The schools were intentionally located at substantial distances from Indigenous communities to minimize contact between families and their children. Indian Commissioner Hayter Reed argued for schools at greater distances to reduce family visits, which he thought counteracted efforts to assimilate Indigenous children. Parental visits were further restricted by the use of a pass system designed to confine Indigenous peoples to reserves.
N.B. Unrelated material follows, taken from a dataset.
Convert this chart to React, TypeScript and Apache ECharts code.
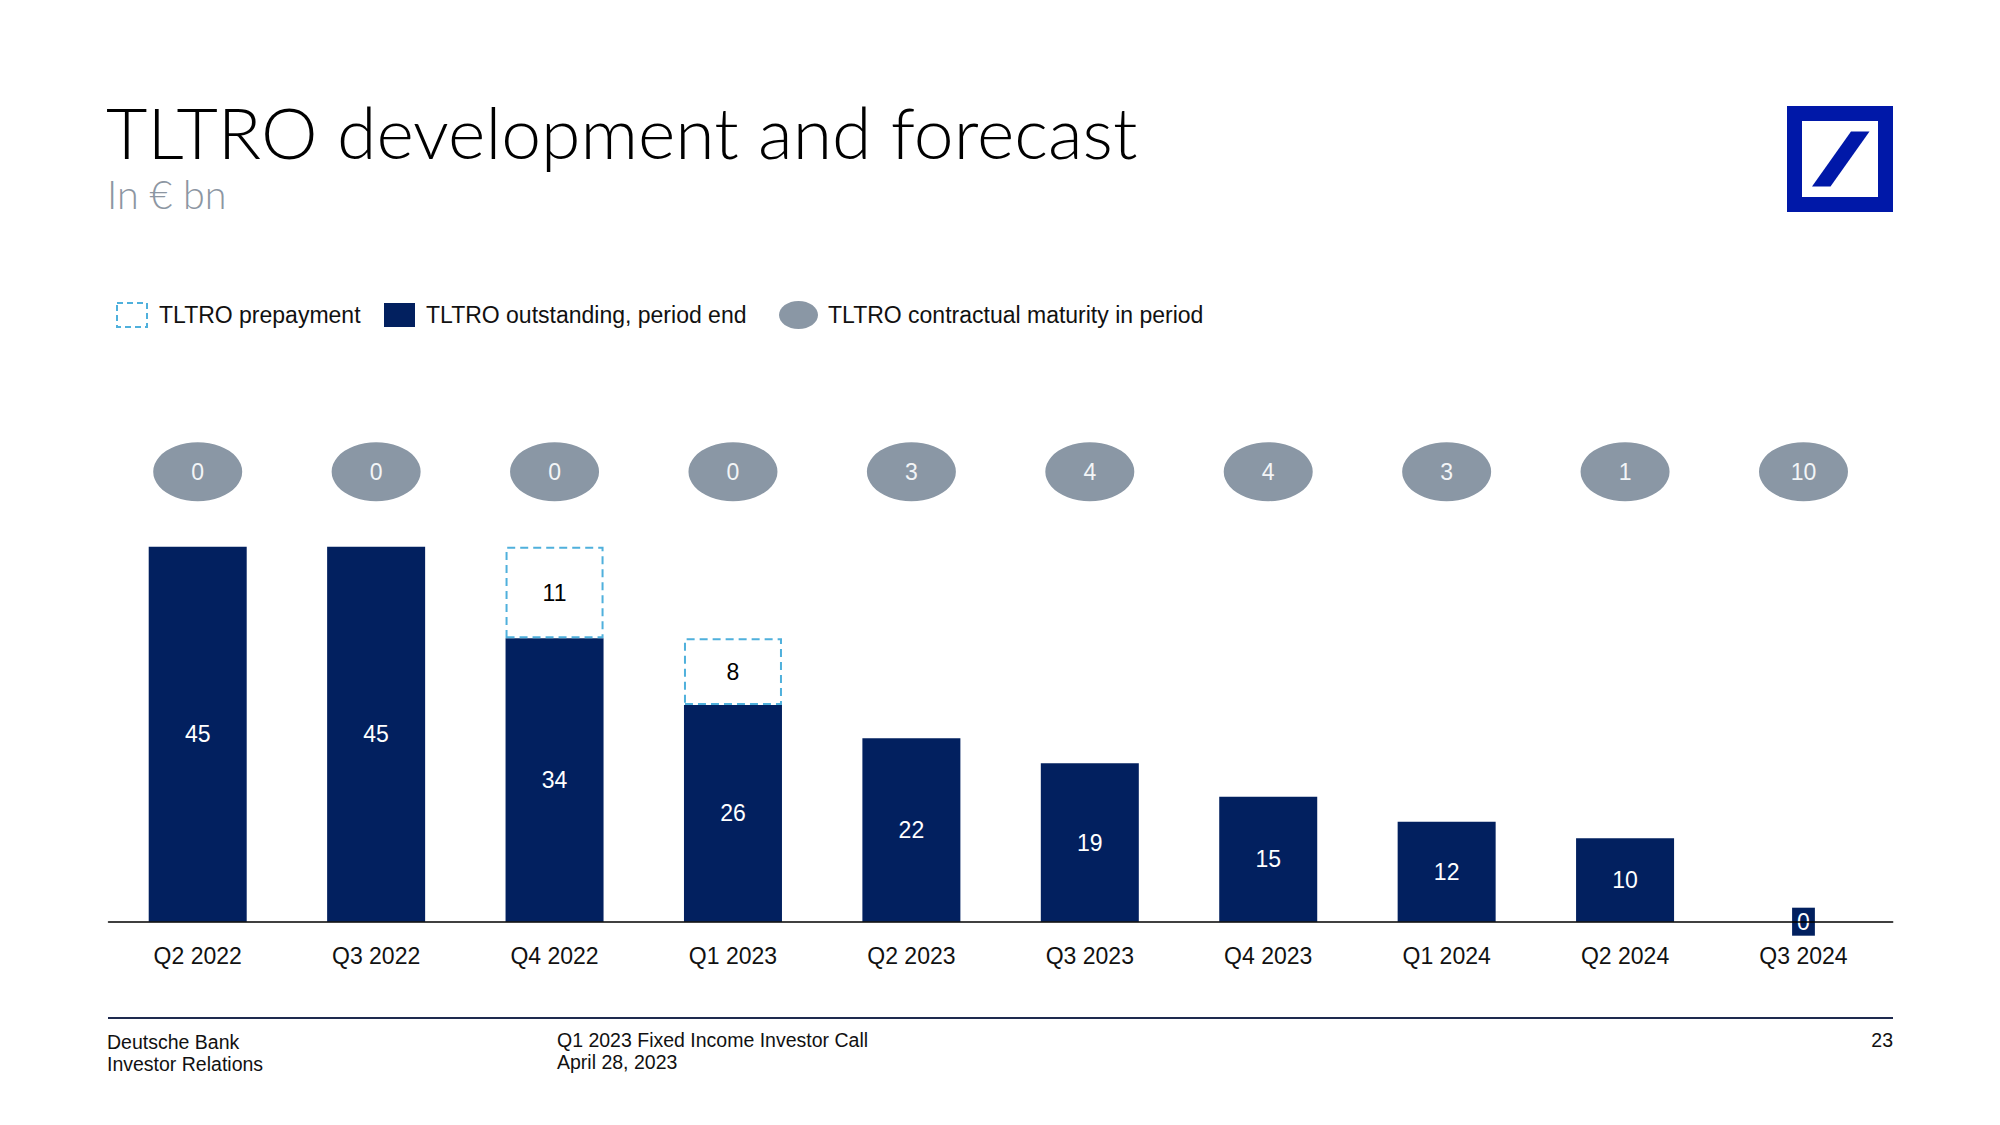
import React, { useEffect, useRef } from "react";
import * as echarts from "echarts";

// ---------- data ----------
const categories = [
  "Q2 2022", "Q3 2022", "Q4 2022", "Q1 2023", "Q2 2023",
  "Q3 2023", "Q4 2023", "Q1 2024", "Q2 2024", "Q3 2024",
];
const outstanding = [45, 45, 34, 26, 22, 19, 15, 12, 10, 0];
const prepayment: (number | null)[] = [null, null, 11, 8, null, null, null, null, null, null];
const maturity = [0, 0, 0, 0, 3, 4, 4, 3, 1, 10];
const legendLabels = [
  "TLTRO prepayment",
  "TLTRO outstanding, period end",
  "TLTRO contractual maturity in period",
];
const titleText = "TLTRO development and forecast";
const subtitleText = "In € bn";
const footerLeft = ["Deutsche Bank", "Investor Relations"];
const footerMid = ["Q1 2023 Fixed Income Investor Call", "April 28, 2023"];
const pageNumber = "23";

// ---------- style ----------
const NAVY = "#02205F";
const DASH_BLUE = "#4FB0DC";
const GREY = "#8A97A5";
const DB_BLUE = "#0018A8";
const FONT = "'Liberation Sans', Arial, sans-serif";
const HEAD_FONT = "Lato, 'Noto Sans', sans-serif";
const BUBBLE_ROW = 54; // vertical placement of maturity bubbles (axis units)

export default function App() {
  const ref = useRef<HTMLDivElement>(null);

  useEffect(() => {
    if (!ref.current) return;
    const chart = echarts.init(ref.current, null, { renderer: "svg" });

    const outstandingData = outstanding.map((v) =>
      v === 0
        ? {
            value: v,
            label: {
              show: true,
              position: "inside",
              backgroundColor: NAVY,
              padding: [3, 5, 2, 5],
              color: "#fff",
            },
          }
        : v
    );

    const footText = (text: string, x: number, y: number, align = "left") => ({
      type: "text",
      x,
      y,
      style: { text, fill: "#111", fontSize: 19.5, fontFamily: FONT, verticalAlign: "middle", align },
    });

    const option: any = {
      animation: false,
      backgroundColor: "#fff",
      grid: { left: 108.5, right: 107.3, top: 421.7, bottom: 203.3, containLabel: false },
      xAxis: {
        type: "category",
        data: categories,
        axisLine: { show: true, lineStyle: { color: "#000", width: 1.5 } },
        axisTick: { show: false },
        axisLabel: { fontSize: 23, color: "#111", margin: 23, fontFamily: FONT },
        z: 10,
      },
      yAxis: {
        type: "value",
        min: 0,
        max: 60,
        show: false,
        splitLine: { show: false },
      },
      series: [
        {
          name: legendLabels[1],
          type: "bar",
          stack: "t",
          barWidth: 98,
          data: outstandingData,
          itemStyle: { color: NAVY },
          label: {
            show: true,
            position: "inside",
            color: "#fff",
            fontSize: 23,
            fontFamily: FONT,
          },
          z: 2,
        },
        {
          name: legendLabels[0],
          type: "bar",
          stack: "t",
          barWidth: 98,
          data: prepayment.map((v) => (v === null ? "-" : v)),
          itemStyle: {
            color: "#fff",
            borderColor: DASH_BLUE,
            borderWidth: 2,
            borderType: [8, 5],
          },
          label: {
            show: true,
            position: "inside",
            color: "#000",
            fontSize: 23,
            fontFamily: FONT,
          },
          z: 3,
        },
        {
          name: legendLabels[2],
          type: "scatter",
          symbol: "circle",
          symbolSize: [89, 59],
          data: maturity.map((m, i) => [i, BUBBLE_ROW, m]),
          itemStyle: { color: GREY, opacity: 1 },
          label: {
            show: true,
            position: "inside",
            color: "#F3F5F7",
            fontSize: 23,
            fontFamily: FONT,
            formatter: (p: any) => String(p.value[2]),
          },
          z: 4,
        },
      ],
      graphic: [
        // title
        {
          type: "text",
          x: 106,
          y: 131,
          style: {
            text: titleText,
            fill: "#000",
            fontSize: 71.5,
            lineHeight: 71.5,
            fontWeight: 300,
            fontFamily: HEAD_FONT,
            verticalAlign: "middle",
          },
        },
        {
          type: "text",
          x: 107,
          y: 193.7,
          style: {
            text: subtitleText,
            fill: "#8C96A2",
            fontSize: 39.5,
            lineHeight: 39.5,
            fontWeight: 300,
            fontFamily: HEAD_FONT,
            verticalAlign: "middle",
          },
        },
        // logo
        { type: "rect", shape: { x: 1787, y: 106, width: 106, height: 106 }, style: { fill: DB_BLUE } },
        { type: "rect", shape: { x: 1802, y: 121, width: 76, height: 76 }, style: { fill: "#fff" } },
        {
          type: "polygon",
          shape: { points: [[1812, 186.5], [1830.5, 186.5], [1869.5, 131.5], [1851, 131.5]] },
          style: { fill: DB_BLUE },
        },
        // legend
        {
          type: "rect",
          shape: { x: 117, y: 303, width: 30, height: 24 },
          style: { fill: "#fff", stroke: DASH_BLUE, lineWidth: 2, lineDash: [6, 4] },
        },
        {
          type: "text",
          x: 159,
          y: 315,
          style: { text: legendLabels[0], fill: "#111", fontSize: 23, fontFamily: FONT, verticalAlign: "middle" },
        },
        {
          type: "rect",
          shape: { x: 384, y: 303, width: 31, height: 24 },
          style: { fill: NAVY },
        },
        {
          type: "text",
          x: 426,
          y: 315,
          style: { text: legendLabels[1], fill: "#111", fontSize: 23, fontFamily: FONT, verticalAlign: "middle" },
        },
        {
          type: "ellipse",
          shape: { cx: 798.5, cy: 315, rx: 19.5, ry: 14 },
          style: { fill: GREY },
        },
        {
          type: "text",
          x: 828,
          y: 315,
          style: { text: legendLabels[2], fill: "#111", fontSize: 23, fontFamily: FONT, verticalAlign: "middle" },
        },
        // footer
        {
          type: "line",
          shape: { x1: 108, y1: 1018, x2: 1893, y2: 1018 },
          style: { stroke: "#1E2A4F", lineWidth: 2 },
        },
        footText(footerLeft[0], 107, 1042),
        footText(footerLeft[1], 107, 1064),
        footText(footerMid[0], 557, 1040),
        footText(footerMid[1], 557, 1062),
        footText(pageNumber, 1893, 1040, "right"),
      ],
    };

    chart.setOption(option);
    return () => chart.dispose();
  }, []);

  return (
    <div
      ref={ref}
      style={{ position: "fixed", left: 0, top: 0, width: 2000, height: 1125, background: "#fff" }}
    />
  );
}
The residential school system harmed Indigenous children significantly by removing them from their families, depriving them of their ancestral languages, and exposing many of them to physical and sexual abuse. Disconnected from their families and culture and forced to speak English or French, students who attended the residential school system often graduated being unable to fit into their communities but remaining subject to racist attitudes in mainstream Canadian society.
Students in the
residential school system were faced with a multitude of abuses by teachers and
administrators, including sexual and physical assault. They suffered from
malnourishment and harsh discipline that would not have been tolerated in any
other Canadian school system. Corporal punishment was often justified by a belief that it was
the only way to save souls or punish and deter runaways, whose injuries or
death sustained in their efforts to return home would become the legal
responsibility of the school.
Overcrowding, poor sanitation, inadequate heating, and a lack of medical care led to high rates of influenza and tuberculosis. Federal policies that tied funding to enrollment numbers led to sick children being enrolled to boost numbers, thus introducing and spreading disease. The problem of unhealthy children was further exacerbated by the conditions of the schools themselves with overcrowding, poor ventilation, poor water quality and inadequate sewage systems.
Until the late
1950s, when the federal government shifted to a day school integration model,
residential schools were severely underfunded and often relied on the forced labour of
their students to maintain their facilities, although it was presented as
training for artisanal skills.
The work was arduous, and severely compromised the academic and social
development of the students. During this period, Canadian government scientists
also performed nutritional tests on students and kept some students
undernourished as the control sample.
The system ultimately proved successful in disrupting the transmission of Indigenous practices and beliefs across generations. The legacy of the system has been linked to an increased prevalence of post-traumatic stress, alcoholism, substance abuse, suicide, and intergenerational trauma which persists within Indigenous communities to this day. It was bad enough the federal government was racist and completely distorted its fiduciary responsibilities, but that the various Christian churches would be complicit in such a gross violation of their core beliefs simply illustrates the hypocrisy of organized religion.